Save Your Legs

5 March 2013 | 10:05 am | Guy Davis

There’s a real sense of camaraderie among the actors (there’s also great work from Darren Gilshenan as stats-mad Col and David Lyons as team shaman Prince), and Hicklin’s direction has a winning pace, energy and style.

Sure, it follows a team of amateur Aussie cricketers as they embark on a tour of cricket-mad India. But in the slight, amiable bromantic comedy, Save Your Legs!, the game plays second fiddle to the game of life, with the players gradually recognising and embracing the fact that there may be more important things than what takes place on the pitch. Of course, any tale of mateship and sportsmanship among 30-something blokes is going to take a crooked (and occasionally crook) path, and Boyd Hicklin's film – inspired by his own documentary about a Melbourne team's eventful Indian tour – does occasionally lean a little heavy on cliches and stereotypes. But for the most part, it's a lively, likeable tale of underdogs and ratbags, with Stephen Curry's cricket-mad Teddy striving to keep the team's so-called glory days rolling on, even while his mates Stav (Damon Gameau) and Rick (Brendan Cowell, who also wrote the screenplay) find themselves taking on the responsibilities of the real world.

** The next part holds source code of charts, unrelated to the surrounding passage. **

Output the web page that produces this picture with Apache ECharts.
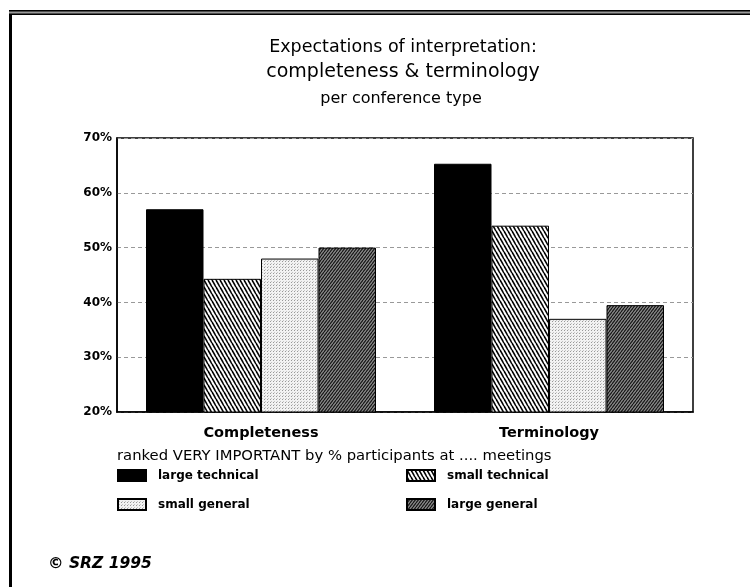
<!DOCTYPE html>
<html>
<head>
<meta charset="utf-8">
<script src="https://cdn.jsdelivr.net/npm/echarts@6/dist/echarts.min.js"></script>
<style>
html,body{margin:0;padding:0;background:#fff;}
#chart{width:750px;height:587px;}
</style>
</head>
<body>
<div id="chart"></div>
<script>
// ---- data ----
var categories = ['Completeness', 'Terminology'];
var seriesNames = ['large technical', 'small technical', 'small general', 'large general'];
var largeTechnical = [57, 65.3];
var smallTechnical = [44.3, 54];
var smallGeneral = [48, 37];
var largeGeneral = [50, 39.5];
var yTicks = [20, 30, 40, 50, 60, 70];

// ---- patterns ----
function hatch(w, h, bg, fg, lw, dir) {
  var c = document.createElement('canvas');
  c.width = w; c.height = h;
  var ctx = c.getContext('2d');
  ctx.fillStyle = bg; ctx.fillRect(0, 0, w, h);
  ctx.strokeStyle = fg; ctx.lineWidth = lw;
  for (var x0 = -w; x0 <= w; x0 += w) {
    ctx.beginPath();
    if (dir === 'back') { ctx.moveTo(x0, 0); ctx.lineTo(x0 + w, h); }
    else { ctx.moveTo(x0, h); ctx.lineTo(x0 + w, 0); }
    ctx.stroke();
  }
  return c;
}
function dots() {
  var c = document.createElement('canvas');
  c.width = 3; c.height = 3;
  var ctx = c.getContext('2d');
  ctx.fillStyle = '#f2f2f2'; ctx.fillRect(0, 0, 3, 3);
  ctx.fillStyle = '#999';
  ctx.fillRect(0, 0, 1, 1);
  ctx.fillStyle = '#c4c4c4';
  ctx.fillRect(1, 2, 1, 1);
  return c;
}
var fills = [
  '#000',
  { image: hatch(4, 7, '#fff', '#000', 1.6, 'back'), repeat: 'repeat' },
  { image: dots(), repeat: 'repeat' },
  { image: hatch(3, 4, '#8a8a8a', '#111', 1.1, 'fwd'), repeat: 'repeat' }
];
var values = [largeTechnical, smallTechnical, smallGeneral, largeGeneral];

var chart = echarts.init(document.getElementById('chart'), null, { renderer: 'canvas' });
var font = '"DejaVu Sans", "Liberation Sans", Arial, sans-serif';

var series = seriesNames.map(function (n, i) {
  return {
    name: n,
    type: 'bar',
    data: values[i],
    barWidth: 57.5,
    barGap: '0%',
    itemStyle: { color: fills[i], borderColor: '#000', borderWidth: 1 }
  };
});

var legendText = { fontFamily: font, fontSize: 12, fontWeight: 'bold', color: '#000', padding: [0, 0, 0, 7] };

var option = {
  backgroundColor: '#fff',
  animation: false,
  title: [
    { text: 'Expectations of interpretation:', left: 398, top: 33, textAlign: 'center',
      textStyle: { fontFamily: font, fontSize: 17.5, fontWeight: 'normal', color: '#000' } },
    { text: 'completeness & terminology', left: 398, top: 58, textAlign: 'center',
      textStyle: { fontFamily: font, fontSize: 19, fontWeight: 'normal', color: '#000' } },
    { text: 'per conference type', left: 396, top: 86, textAlign: 'center',
      textStyle: { fontFamily: font, fontSize: 16, fontWeight: 'normal', color: '#000' } },
    { text: 'ranked VERY IMPORTANT by % participants at .... meetings', left: 112, top: 444,
      textStyle: { fontFamily: font, fontSize: 14.8, fontWeight: 'normal', color: '#000' } },
    { text: '\u00A9 SRZ 1995', left: 43, top: 551,
      textStyle: { fontFamily: font, fontSize: 15.5, fontWeight: 'bold', fontStyle: 'italic', color: '#000' } }
  ],
  legend: [
    { data: ['large technical', 'small general'], left: 117, top: 469, orient: 'vertical', padding: 0,
      icon: 'rect', itemWidth: 28, itemHeight: 11, itemGap: 16, textStyle: legendText },
    { data: ['small technical', 'large general'], left: 406, top: 469, orient: 'vertical', padding: 0,
      icon: 'rect', itemWidth: 28, itemHeight: 11, itemGap: 16, textStyle: legendText }
  ],
  grid: { left: 117, right: 57, top: 138, bottom: 175, show: true, borderColor: '#000', borderWidth: 1.5, backgroundColor: 'transparent' },
  xAxis: {
    type: 'category', data: categories,
    axisLine: { show: true, lineStyle: { color: '#000', width: 1.5 } },
    axisTick: { show: false },
    axisLabel: { fontFamily: font, fontSize: 14.5, fontWeight: 'bold', color: '#000', margin: 14 }
  },
  yAxis: {
    type: 'value', min: yTicks[0], max: yTicks[yTicks.length - 1], interval: 10,
    axisLine: { show: true, lineStyle: { color: '#000', width: 1.5 } },
    axisTick: { show: false },
    axisLabel: { fontFamily: font, fontSize: 12, fontWeight: 'bold', color: '#000', margin: 5, formatter: '{value}%' },
    splitLine: { show: true, lineStyle: { color: '#999', type: [4, 3], width: 1 } }
  },
  series: series,
  graphic: [
    { type: 'rect', shape: { x: 9, y: 10, width: 3, height: 577 }, style: { fill: '#000' }, silent: true },
    { type: 'rect', shape: { x: 9, y: 10, width: 741, height: 5 }, style: { fill: '#999' }, silent: true },
    { type: 'rect', shape: { x: 9, y: 10, width: 741, height: 1.5 }, style: { fill: '#000' }, silent: true },
    { type: 'rect', shape: { x: 9, y: 13.5, width: 741, height: 1.5 }, style: { fill: '#000' }, silent: true }
  ]
};
chart.setOption(option);
</script>
</body>
</html>
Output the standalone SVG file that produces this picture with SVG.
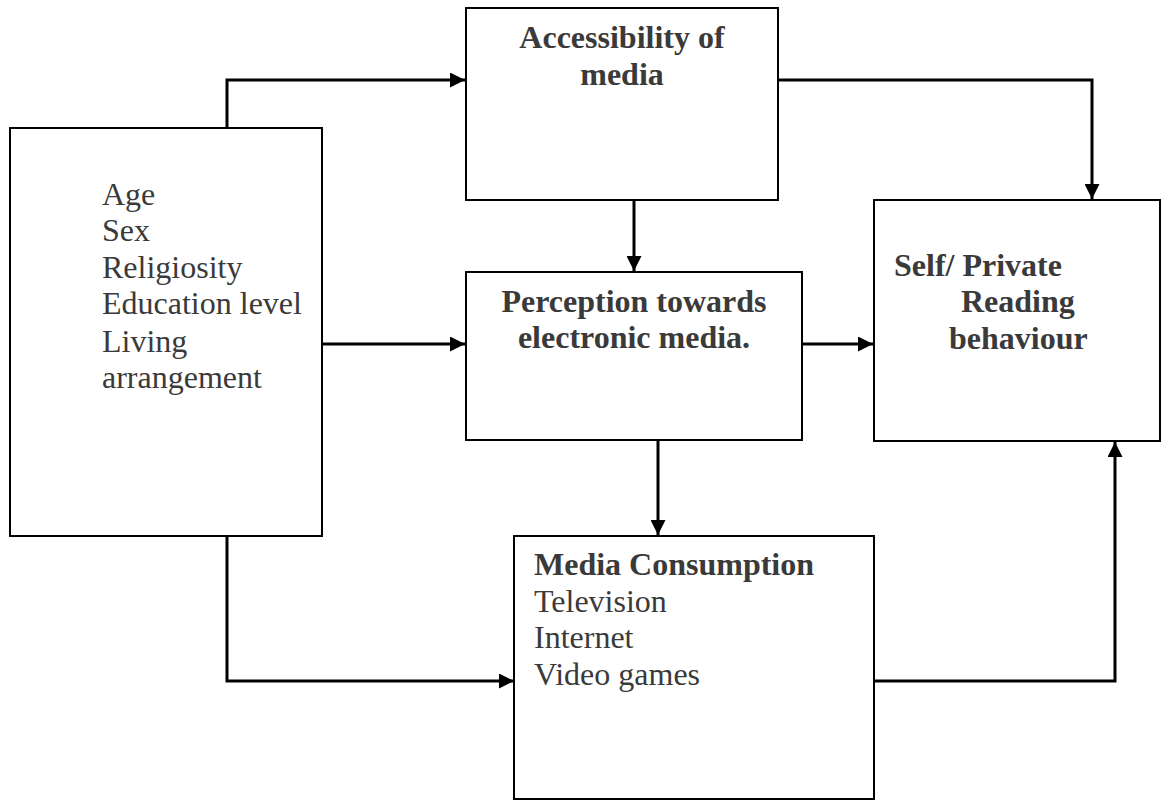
<svg xmlns="http://www.w3.org/2000/svg" width="1163" height="800" viewBox="0 0 1163 800">
<style>
.box{fill:#fff;stroke:#000;stroke-width:2}
.c{fill:none;stroke:#000;stroke-width:3}
text{font-family:"Liberation Serif","Times New Roman",serif;font-size:32px;fill:#3a3a3a}
.b{font-weight:bold}
</style>
<defs>
<marker id="ah" viewBox="0 0 10 10" refX="10" refY="5" markerWidth="15" markerHeight="15" markerUnits="userSpaceOnUse" orient="auto">
<path d="M0,0 L10,5 L0,10 Z" fill="#000"/>
</marker>
</defs>
<rect width="1163" height="800" fill="#fff"/>
<g id="connectors">
<path class="c" d="M227,128 V80 H465" marker-end="url(#ah)"/>
<path class="c" d="M778,80 H1092 V199" marker-end="url(#ah)"/>
<path class="c" d="M634,200 V271" marker-end="url(#ah)"/>
<path class="c" d="M322,344 H465" marker-end="url(#ah)"/>
<path class="c" d="M802,344 H873" marker-end="url(#ah)"/>
<path class="c" d="M658,440 V535" marker-end="url(#ah)"/>
<path class="c" d="M227,536 V681 H514" marker-end="url(#ah)"/>
<path class="c" d="M874,681 H1115 V442" marker-end="url(#ah)"/>
</g>
<g id="demographics">
<rect class="box" x="10" y="128" width="312" height="408"/>
<text x="102" y="205">Age</text>
<text x="102" y="241">Sex</text>
<text x="102" y="278">Religiosity</text>
<text x="102" y="314">Education level</text>
<text x="102" y="352">Living</text>
<text x="102" y="388">arrangement</text>
</g>
<g id="accessibility">
<rect class="box" x="466" y="8" width="312" height="192"/>
<text class="b" x="622" y="48" text-anchor="middle">Accessibility of</text>
<text class="b" x="622" y="85" text-anchor="middle">media</text>
</g>
<g id="perception">
<rect class="box" x="466" y="272" width="336" height="168"/>
<text class="b" x="634" y="312" text-anchor="middle">Perception towards</text>
<text class="b" x="634" y="348" text-anchor="middle">electronic media.</text>
</g>
<g id="reading">
<rect class="box" x="874" y="200" width="286" height="241"/>
<text class="b" x="894" y="276">Self/ Private</text>
<text class="b" x="961" y="312">Reading</text>
<text class="b" x="949" y="349">behaviour</text>
</g>
<g id="consumption">
<rect class="box" x="514" y="536" width="360" height="263"/>
<text class="b" x="534" y="575">Media Consumption</text>
<text x="534" y="612">Television</text>
<text x="534" y="648">Internet</text>
<text x="534" y="685">Video games</text>
</g>
</svg>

There's a real sense of camaraderie among the actors (there's also great work from Darren Gilshenan as stats-mad Col and David Lyons as team shaman Prince), and Hicklin's direction has a winning pace, energy and style. And maybe it's just a personal preference, but any movie that closes out with a Bollywood dance number – even one where finesse takes second place to enthusiasm – is doing something right.